With respect to the installation of the water meter boxes, the evidence indicates that a meter box is not installed until construction on a house has begun. At the time of the City’s acceptance approximately 149 boxes had been delivered to the site and six or eight of them had been installed in homes on which construction had started. Moreover, installation of the boxes was not expressly provided for under the contract. The anticipated labor charges for their installation was $600 to $700, a minimal sum in comparison to the total contract price. Because of these factors we are convinced that the installation of the meter boxes was so trivial in comparison to the entire contract that the water project was substantially complete without it.

“Ordinarily, furnishing an article or performing a service trivial in character is not sufficient to extend the time for claiming a lien or to revive an expired lien, where the article is furnished or the service rendered after a substantial completion of the contract, and the article is not expressly required by the terms thereof.” Gem State Lumber Co. v. Whitty, 37 Idaho 489, 499, 217 P. 1027, 1030 (1923). (Emphasis added.)

Since the undisputed evidence shows that the water and sewer improvements were substantially completed prior to the City’s acceptance on November 26, 1974, and that work done subsequent thereto was so trivial in character that it did not extend the limitations period, we hold that plaintiff’s lien claim was not timely and summary judgment was correctly granted in favor of the defendants.

Plaintiff also contends that the trial court erred in granting Grady’s motion for protective order “and in precluding McVety from deposing Don Grady.” The contention that plaintiff was “precluded” from deposing Don Grady, president of the defendant Don Grady Homes, Inc., is unwarranted. The protective order sought by Grady pursuant to Rule 26(c), Arizona Rules of Civil Procedure, 16 A.R.S. and granted by the court, protected Don Grady from having to produce certain documents at his deposition. No error has been assigned to this portion of the court’s ruling. Plaintiff was not, therefore, prohibited from deposing Don Grady. We find no error.

Judgment affirmed.

EUBANK, and JACOBSON, JJ., concurring.

. Applewhite Mortgage & Investment Company and John C. Ellinwood were also made parties to the action for the purpose of determining whether a deed of trust and assignment of rents on the subdivision were inferior to the plaintiff’s lien.

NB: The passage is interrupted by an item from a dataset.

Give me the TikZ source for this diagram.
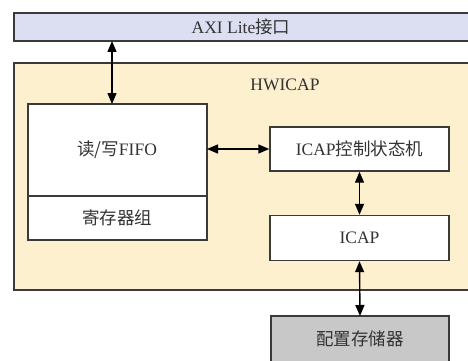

. A.R.S. § 33-993(A) states in part:

“In order to impress and secure the lien provided for in this article, every original contractor, within ninety days, and every other person claiming the benefits of this article, within sixty days after the completion of a building, structure or improvement, or any alteration or repair thereof, shall make duplicate copies of a notice and claim of lien and record one copy with the county recorder of the county in which the property or some part thereof is located, and within a reasonable time thereafter serve the remaining copy upon the owner of the building, structure or improvement, if he can be found within the county. . . ”

. There is some dispute as to whether the improvements contracted for between McVety and Grady were the subject of one or two contracts. Because of our resolution of the issues herein it is unnecessary to reach this question.